Por sua vez, Manuel Bertoldi, integrante da Assembleia Internacional dos Povos, considera que a atual crise no país está relacionada a um contexto internacional mais amplo e, por este motivo, é papel das organizações internacionais apoiar e acompanhar o processo de mobilização no país.
“Sabemos que a situação de Haiti não afeta só o país, mas tem a ver com a correlação de forças em todo o mundo, da disputa entre os interesses do capital e as forças populares”, comenta.
Histórico de protestos
O Haiti vive um ciclo de protestos desde julho de 2018. O estopim para as primeiras manifestações foi o reajuste de 51% no preço dos combustíveis. Após a mobilização popular, Moïse retrocedeu em sua decisão e congelar o reajuste.
Atos também ocorreram em outubro e novembro de 2018. Além da renúncia do presidente, os manifestantes pediam maior transparência do governo quanto aos casos de corrupção já conhecidos na Petrocaribe, além de saídas emergenciais para a crise econômica do país.N
Novos protestos voltaram a acontecer entre fevereiro e junho deste ano após o Tribunal de Contas divulgar um documento inédito que comprova a participação de altos funcionários do governo federal em um esquema de malversação de fundos que iriam para programas sociais durante o governo do ex-presidente haitiano Michel Martelly, também de centro-direita.
Envolvida no esquema, uma empresa então administrada pelo atual presidente se apropriou de parte dos fundos de um programa promovido pelo governo venezuelano junto a países do Caribe, na aliança da Petrocaribe. Nesse projeto, a Venezuela fornece petróleo em condições especiais com o objetivo de ajudar no financiamento de projetos sociais às comunidades pobres desses países.
O tema dos combustíveis continuou presente nas manifestações, não mais pelo reajuste, que foi congelado, mas devido ao não atendimento da demanda do país, como comentou o jornalista Lautaro Rivara em entrevista com o Brasil de Fato. “O problema atual é que há muita falta de combustíveis no país, por causa de uma dívida que o Estado mantém com empresas importadoras de gás”, comentou Rivara, que também é integrante da Brigada Internacional da Alba Movimentos no Haiti.

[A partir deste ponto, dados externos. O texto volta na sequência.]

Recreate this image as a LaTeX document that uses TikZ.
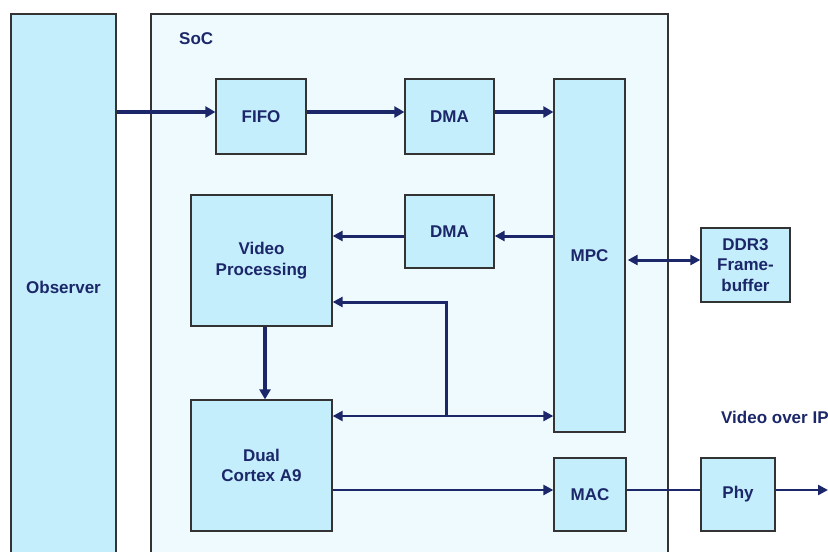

Nos últimos dois anos, a inflação do Haiti variou entre 13 e 15%. Além disso, a moeda do país, o gourde, passa por um momento de frequente desvalorização frente ao dólar.

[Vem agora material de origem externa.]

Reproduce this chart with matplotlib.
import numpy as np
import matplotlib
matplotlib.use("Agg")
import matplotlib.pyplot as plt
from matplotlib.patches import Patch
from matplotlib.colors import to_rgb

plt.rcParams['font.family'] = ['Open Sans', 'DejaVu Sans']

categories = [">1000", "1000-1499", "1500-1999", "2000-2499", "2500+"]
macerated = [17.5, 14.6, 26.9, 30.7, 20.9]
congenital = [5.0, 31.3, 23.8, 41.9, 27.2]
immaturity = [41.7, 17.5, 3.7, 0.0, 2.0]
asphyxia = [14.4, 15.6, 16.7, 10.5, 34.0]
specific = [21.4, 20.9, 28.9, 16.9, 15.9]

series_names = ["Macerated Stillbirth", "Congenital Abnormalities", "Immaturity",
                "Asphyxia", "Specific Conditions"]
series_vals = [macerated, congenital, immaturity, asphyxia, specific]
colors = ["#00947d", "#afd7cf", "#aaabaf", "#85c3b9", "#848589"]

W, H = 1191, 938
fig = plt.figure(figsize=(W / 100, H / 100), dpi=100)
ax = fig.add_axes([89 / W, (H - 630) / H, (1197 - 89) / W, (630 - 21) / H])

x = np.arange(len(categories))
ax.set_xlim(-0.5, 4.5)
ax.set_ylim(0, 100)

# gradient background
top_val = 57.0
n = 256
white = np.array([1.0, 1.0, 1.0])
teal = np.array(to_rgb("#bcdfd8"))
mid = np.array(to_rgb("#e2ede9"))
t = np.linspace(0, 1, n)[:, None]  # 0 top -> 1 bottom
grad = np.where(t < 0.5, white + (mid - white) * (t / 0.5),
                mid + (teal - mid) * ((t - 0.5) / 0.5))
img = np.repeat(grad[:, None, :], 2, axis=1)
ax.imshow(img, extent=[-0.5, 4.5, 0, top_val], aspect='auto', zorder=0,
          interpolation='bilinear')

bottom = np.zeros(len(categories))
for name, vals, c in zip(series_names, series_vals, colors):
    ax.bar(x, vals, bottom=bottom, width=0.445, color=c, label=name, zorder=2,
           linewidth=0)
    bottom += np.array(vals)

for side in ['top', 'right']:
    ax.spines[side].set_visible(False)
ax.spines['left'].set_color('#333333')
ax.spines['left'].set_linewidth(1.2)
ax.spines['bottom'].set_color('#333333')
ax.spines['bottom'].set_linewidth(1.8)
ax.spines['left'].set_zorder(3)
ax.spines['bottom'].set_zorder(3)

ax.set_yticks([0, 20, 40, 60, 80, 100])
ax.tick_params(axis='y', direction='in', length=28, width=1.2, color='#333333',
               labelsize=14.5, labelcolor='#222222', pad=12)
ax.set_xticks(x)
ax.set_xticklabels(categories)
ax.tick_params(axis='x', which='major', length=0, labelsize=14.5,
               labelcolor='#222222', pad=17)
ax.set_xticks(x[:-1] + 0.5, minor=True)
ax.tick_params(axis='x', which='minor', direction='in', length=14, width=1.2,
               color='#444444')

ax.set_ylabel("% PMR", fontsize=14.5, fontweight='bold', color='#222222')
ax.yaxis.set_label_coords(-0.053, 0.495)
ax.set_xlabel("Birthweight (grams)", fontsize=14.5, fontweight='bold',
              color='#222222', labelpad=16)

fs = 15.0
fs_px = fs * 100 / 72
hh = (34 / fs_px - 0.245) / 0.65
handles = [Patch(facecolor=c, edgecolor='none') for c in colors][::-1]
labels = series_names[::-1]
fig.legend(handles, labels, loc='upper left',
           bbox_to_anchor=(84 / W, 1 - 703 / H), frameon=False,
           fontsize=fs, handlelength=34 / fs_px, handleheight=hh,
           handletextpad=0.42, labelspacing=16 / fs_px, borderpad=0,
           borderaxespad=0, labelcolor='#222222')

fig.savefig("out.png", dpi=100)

Na avaliação do jornalista, a atual crise haitiana é “basicamente, o fracasso de décadas de políticas neoliberais e de políticas econômicas absolutamente tuteladas e coordenadas pelos Estados Unidos e por outras potências”.
"Ajuda humanitária" e dívida com FMI
O país caribenho é o mais pobre das Américas, com cerca de 80% de sua população vivendo na pobreza, e tenta se reerguer após o catastrófico terremoto de magnitude 7, que ocorreu em 2010, e da passagem dos furacões Matthew e Irma, em 2016 e 2017.

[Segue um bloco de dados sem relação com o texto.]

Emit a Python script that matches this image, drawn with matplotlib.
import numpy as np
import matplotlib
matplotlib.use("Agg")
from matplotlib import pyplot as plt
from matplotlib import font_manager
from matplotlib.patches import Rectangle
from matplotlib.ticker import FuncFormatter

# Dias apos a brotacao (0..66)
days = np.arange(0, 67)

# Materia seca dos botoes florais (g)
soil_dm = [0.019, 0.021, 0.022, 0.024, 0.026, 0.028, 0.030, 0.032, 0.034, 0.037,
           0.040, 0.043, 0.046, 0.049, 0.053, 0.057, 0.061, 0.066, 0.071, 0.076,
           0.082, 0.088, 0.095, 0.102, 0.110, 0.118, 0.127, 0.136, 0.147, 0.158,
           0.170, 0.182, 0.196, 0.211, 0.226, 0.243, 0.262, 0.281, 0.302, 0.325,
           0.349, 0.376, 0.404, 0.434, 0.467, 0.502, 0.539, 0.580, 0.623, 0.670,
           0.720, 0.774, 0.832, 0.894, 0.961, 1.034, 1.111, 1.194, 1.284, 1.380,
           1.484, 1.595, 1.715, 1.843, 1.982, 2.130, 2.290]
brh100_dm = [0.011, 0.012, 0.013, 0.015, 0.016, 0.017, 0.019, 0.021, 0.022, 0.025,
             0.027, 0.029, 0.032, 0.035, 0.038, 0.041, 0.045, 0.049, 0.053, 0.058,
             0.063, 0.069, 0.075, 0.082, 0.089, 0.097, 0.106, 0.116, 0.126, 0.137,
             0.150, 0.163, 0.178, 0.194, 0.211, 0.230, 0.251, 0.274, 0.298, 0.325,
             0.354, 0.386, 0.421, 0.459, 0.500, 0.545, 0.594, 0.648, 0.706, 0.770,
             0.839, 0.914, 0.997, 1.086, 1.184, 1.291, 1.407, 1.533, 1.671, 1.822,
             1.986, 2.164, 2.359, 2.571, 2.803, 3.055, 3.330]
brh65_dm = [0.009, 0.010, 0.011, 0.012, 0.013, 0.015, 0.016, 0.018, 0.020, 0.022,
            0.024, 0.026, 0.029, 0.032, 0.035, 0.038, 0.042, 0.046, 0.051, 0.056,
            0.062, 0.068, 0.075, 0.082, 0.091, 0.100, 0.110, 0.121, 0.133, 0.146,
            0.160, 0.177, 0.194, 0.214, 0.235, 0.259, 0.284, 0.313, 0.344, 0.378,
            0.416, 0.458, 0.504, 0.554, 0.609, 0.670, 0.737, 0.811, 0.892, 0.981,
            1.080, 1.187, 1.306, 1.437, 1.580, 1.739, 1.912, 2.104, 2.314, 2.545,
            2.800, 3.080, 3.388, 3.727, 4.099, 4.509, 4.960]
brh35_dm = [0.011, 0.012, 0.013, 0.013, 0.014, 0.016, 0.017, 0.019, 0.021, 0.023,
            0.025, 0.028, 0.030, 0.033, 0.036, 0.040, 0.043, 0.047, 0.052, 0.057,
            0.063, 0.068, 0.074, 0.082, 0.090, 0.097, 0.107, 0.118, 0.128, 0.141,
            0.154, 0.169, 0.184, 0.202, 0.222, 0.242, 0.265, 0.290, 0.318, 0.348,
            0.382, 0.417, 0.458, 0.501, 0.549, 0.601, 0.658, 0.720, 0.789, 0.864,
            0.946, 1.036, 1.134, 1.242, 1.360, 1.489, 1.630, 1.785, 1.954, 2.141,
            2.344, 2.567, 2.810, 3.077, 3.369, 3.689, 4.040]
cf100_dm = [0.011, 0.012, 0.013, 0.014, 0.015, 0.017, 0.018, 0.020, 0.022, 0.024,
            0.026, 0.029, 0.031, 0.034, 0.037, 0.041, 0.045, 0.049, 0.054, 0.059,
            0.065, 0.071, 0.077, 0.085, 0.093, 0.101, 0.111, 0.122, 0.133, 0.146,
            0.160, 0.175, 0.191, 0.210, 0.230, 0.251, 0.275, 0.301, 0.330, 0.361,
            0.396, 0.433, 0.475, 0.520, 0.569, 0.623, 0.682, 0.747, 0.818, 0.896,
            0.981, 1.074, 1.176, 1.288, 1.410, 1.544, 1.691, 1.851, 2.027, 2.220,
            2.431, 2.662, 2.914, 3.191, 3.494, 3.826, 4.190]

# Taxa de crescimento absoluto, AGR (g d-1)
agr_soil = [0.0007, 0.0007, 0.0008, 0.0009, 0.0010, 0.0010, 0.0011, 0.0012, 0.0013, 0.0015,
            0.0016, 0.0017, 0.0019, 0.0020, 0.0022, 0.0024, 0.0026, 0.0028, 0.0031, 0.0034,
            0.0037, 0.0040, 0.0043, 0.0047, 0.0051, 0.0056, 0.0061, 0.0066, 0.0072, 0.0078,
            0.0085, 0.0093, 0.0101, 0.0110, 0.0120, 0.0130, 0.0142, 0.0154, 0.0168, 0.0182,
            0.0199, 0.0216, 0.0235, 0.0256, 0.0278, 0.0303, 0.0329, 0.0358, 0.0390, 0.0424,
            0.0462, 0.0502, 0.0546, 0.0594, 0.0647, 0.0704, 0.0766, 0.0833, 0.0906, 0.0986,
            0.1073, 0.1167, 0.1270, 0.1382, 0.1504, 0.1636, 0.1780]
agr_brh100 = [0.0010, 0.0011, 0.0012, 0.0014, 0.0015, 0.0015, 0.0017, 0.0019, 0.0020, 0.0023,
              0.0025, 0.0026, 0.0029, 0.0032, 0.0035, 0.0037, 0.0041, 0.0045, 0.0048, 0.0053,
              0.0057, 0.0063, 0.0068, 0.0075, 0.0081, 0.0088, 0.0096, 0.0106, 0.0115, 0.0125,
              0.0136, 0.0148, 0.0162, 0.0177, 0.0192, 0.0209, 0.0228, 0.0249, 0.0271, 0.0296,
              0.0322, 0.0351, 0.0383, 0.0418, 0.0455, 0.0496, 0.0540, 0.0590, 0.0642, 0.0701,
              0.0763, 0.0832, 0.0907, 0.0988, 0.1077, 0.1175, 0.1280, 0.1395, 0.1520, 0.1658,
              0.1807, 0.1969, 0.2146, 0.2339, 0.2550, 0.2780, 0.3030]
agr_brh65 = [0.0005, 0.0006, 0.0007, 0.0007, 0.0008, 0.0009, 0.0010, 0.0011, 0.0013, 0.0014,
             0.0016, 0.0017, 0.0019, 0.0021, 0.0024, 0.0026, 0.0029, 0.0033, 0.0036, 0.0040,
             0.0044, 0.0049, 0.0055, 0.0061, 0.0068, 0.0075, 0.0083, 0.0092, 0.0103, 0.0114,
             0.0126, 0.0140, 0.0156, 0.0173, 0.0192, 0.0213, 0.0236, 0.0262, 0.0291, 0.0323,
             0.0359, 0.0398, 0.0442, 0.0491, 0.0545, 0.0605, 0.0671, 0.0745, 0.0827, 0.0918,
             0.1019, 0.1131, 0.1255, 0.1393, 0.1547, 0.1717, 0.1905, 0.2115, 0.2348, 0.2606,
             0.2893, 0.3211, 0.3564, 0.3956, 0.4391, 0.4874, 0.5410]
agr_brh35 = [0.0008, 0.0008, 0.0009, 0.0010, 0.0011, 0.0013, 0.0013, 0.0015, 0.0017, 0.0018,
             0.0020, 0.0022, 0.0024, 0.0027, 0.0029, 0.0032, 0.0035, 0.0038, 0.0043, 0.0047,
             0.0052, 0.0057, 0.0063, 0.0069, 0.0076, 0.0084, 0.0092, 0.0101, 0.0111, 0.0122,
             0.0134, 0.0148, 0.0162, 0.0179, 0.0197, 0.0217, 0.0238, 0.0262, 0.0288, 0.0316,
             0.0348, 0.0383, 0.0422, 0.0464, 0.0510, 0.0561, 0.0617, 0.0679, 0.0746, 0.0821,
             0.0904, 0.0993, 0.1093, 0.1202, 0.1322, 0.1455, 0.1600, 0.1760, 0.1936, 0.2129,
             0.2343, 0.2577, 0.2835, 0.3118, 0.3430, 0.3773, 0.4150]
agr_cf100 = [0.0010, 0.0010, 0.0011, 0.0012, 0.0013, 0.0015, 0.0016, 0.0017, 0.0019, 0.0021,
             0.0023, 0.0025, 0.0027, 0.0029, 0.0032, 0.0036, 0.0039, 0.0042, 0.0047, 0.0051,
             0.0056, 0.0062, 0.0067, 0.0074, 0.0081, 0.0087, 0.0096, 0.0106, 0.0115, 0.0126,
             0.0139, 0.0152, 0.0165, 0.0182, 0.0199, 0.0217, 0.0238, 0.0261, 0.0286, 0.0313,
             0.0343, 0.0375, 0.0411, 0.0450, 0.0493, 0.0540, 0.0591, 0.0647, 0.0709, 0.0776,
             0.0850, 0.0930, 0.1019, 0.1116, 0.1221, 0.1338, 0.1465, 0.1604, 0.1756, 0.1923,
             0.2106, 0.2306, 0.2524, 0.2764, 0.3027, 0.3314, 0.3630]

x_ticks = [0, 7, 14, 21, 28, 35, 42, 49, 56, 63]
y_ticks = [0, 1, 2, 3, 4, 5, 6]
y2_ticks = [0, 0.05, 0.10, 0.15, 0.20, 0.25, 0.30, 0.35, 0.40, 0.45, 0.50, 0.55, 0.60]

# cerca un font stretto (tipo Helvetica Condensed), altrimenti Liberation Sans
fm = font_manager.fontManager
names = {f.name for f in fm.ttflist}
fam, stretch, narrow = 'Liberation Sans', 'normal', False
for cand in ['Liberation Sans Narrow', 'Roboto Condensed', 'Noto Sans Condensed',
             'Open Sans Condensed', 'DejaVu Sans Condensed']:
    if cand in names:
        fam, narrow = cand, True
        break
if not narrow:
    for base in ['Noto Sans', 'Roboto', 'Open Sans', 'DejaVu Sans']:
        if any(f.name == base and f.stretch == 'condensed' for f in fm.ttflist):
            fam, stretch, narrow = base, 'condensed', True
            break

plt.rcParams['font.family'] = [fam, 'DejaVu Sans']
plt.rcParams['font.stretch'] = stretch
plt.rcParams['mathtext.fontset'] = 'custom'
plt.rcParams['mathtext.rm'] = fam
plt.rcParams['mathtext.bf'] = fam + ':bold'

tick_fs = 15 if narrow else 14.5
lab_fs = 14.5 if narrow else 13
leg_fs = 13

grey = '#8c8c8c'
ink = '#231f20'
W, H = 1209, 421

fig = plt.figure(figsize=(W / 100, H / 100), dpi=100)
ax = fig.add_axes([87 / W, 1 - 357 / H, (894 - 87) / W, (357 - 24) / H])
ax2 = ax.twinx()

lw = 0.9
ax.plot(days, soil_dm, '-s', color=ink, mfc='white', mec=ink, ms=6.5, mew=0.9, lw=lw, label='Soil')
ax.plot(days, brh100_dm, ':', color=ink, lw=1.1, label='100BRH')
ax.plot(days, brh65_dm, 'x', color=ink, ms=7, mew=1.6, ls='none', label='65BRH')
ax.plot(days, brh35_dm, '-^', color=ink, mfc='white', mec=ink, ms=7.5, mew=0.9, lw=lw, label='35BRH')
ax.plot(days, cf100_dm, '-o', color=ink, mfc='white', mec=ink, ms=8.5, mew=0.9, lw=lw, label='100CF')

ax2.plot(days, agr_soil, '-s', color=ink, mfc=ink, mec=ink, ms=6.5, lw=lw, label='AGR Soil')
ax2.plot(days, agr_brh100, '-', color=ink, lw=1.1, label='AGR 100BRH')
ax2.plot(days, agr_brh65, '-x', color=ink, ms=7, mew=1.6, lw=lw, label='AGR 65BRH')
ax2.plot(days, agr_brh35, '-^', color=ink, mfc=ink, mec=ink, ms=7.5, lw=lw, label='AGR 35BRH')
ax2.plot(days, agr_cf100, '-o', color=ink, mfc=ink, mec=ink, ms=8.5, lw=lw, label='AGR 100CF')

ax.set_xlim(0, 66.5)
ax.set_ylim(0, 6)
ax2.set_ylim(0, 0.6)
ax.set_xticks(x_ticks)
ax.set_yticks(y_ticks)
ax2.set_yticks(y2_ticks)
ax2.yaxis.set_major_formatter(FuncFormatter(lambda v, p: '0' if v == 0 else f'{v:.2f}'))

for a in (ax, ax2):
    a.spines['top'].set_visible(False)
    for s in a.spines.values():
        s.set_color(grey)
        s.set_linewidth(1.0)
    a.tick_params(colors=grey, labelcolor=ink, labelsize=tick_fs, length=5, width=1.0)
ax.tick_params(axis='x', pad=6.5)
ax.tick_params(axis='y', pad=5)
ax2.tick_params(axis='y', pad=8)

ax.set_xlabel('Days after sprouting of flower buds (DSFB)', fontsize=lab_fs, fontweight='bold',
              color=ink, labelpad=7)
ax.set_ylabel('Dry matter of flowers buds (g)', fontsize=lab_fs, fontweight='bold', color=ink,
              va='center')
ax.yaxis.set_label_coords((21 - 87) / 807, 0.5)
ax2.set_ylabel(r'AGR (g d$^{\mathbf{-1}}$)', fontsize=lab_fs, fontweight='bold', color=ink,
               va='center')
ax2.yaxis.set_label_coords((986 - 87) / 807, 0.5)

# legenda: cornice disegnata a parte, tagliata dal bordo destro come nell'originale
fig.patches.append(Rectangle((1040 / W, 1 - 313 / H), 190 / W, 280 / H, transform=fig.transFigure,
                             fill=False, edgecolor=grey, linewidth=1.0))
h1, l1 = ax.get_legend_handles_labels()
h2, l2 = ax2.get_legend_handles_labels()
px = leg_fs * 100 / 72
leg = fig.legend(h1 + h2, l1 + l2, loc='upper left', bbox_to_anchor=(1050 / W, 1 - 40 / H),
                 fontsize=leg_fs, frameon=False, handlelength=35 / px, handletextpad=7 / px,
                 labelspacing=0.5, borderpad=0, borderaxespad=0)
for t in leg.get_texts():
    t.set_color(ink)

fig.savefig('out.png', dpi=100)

A calamidade que atravessou o país em 2010 abriu a oportunidade para a “ajuda humanitária” da ONU, que passou a controlar o Haiti a partir da MINUSTAH, com a presença de 7 mil soldados e policiais. Após a chegada da missão da ONU, o país sofreu também uma epidemia de cólera que matou mais de 8 mil pessoas, segundo os dados oficiais, e mais de 30 mil pessoas, segundo estudos independentes.
A dívida do Haiti com o FMI teve início após o terremoto de 2010, que causou a morte de mais de 200 mil pessoas e perdas materiais enormes, quando a organização financeira realizou um “empréstimo” de 114 milhões de dólares ao país caribenho, que deveria começar a ser devolvido após cinco anos e meio.
Em fevereiro de 2019, o governo confirmou um novo acordo assinado com o FMI para a obtenção de um crédito de 229 milhões de dólares para o período de três anos. Entre as decisões recentes, está também a privatização dos setores de energia e combustíveis após deixar a Petrocaribe.